Church in ruins, Fahy, Co. Mayo
Co. Mayo |
Churches & Chapels
In the townland of Fahy in County Mayo, a church has been slowly returning to the earth.
Roofless, overgrown, and largely unrecorded in any publicly accessible form, it represents a category of ruin that is surprisingly common across the west of Ireland: old enough to matter, too small or too remote to have attracted sustained documentation. The shell of a rural church like this one can belong to almost any period from the early medieval to the post-Reformation, and without surviving stonework details, inscriptions, or historical references, its origins can remain genuinely uncertain.

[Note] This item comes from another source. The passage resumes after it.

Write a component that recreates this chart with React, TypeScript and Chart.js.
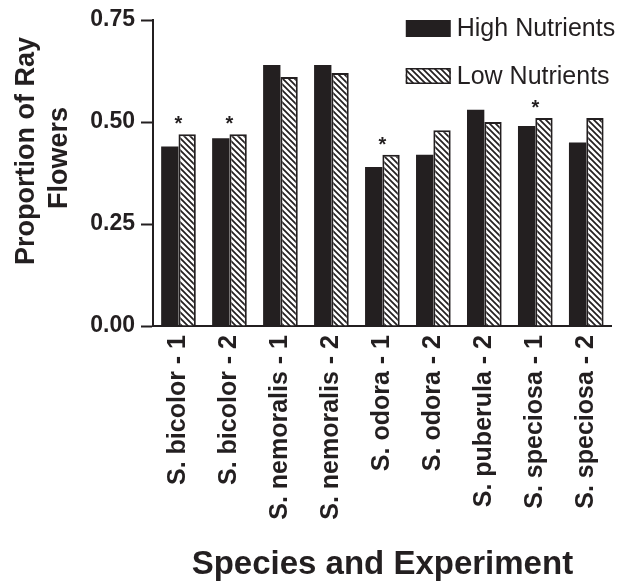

Ruined churches of this kind were once the focal points of small rural communities, serving not only as places of worship but as burial grounds and gathering places tied to the rhythms of agricultural life. In Mayo particularly, the density of such sites reflects both the county's long Christian heritage and the disruptions, population collapses, and land clearances that left so many parishes effectively abandoned or consolidated over the centuries. A roofless nave with tumbled gable walls is often all that survives, the cut stone long since carted away for field boundaries or farmhouse construction. What remains at Fahy has not yet been formally described in any detail available to the general public, which places it among those monuments that exist on maps and in registers without yet having a readable story attached to them.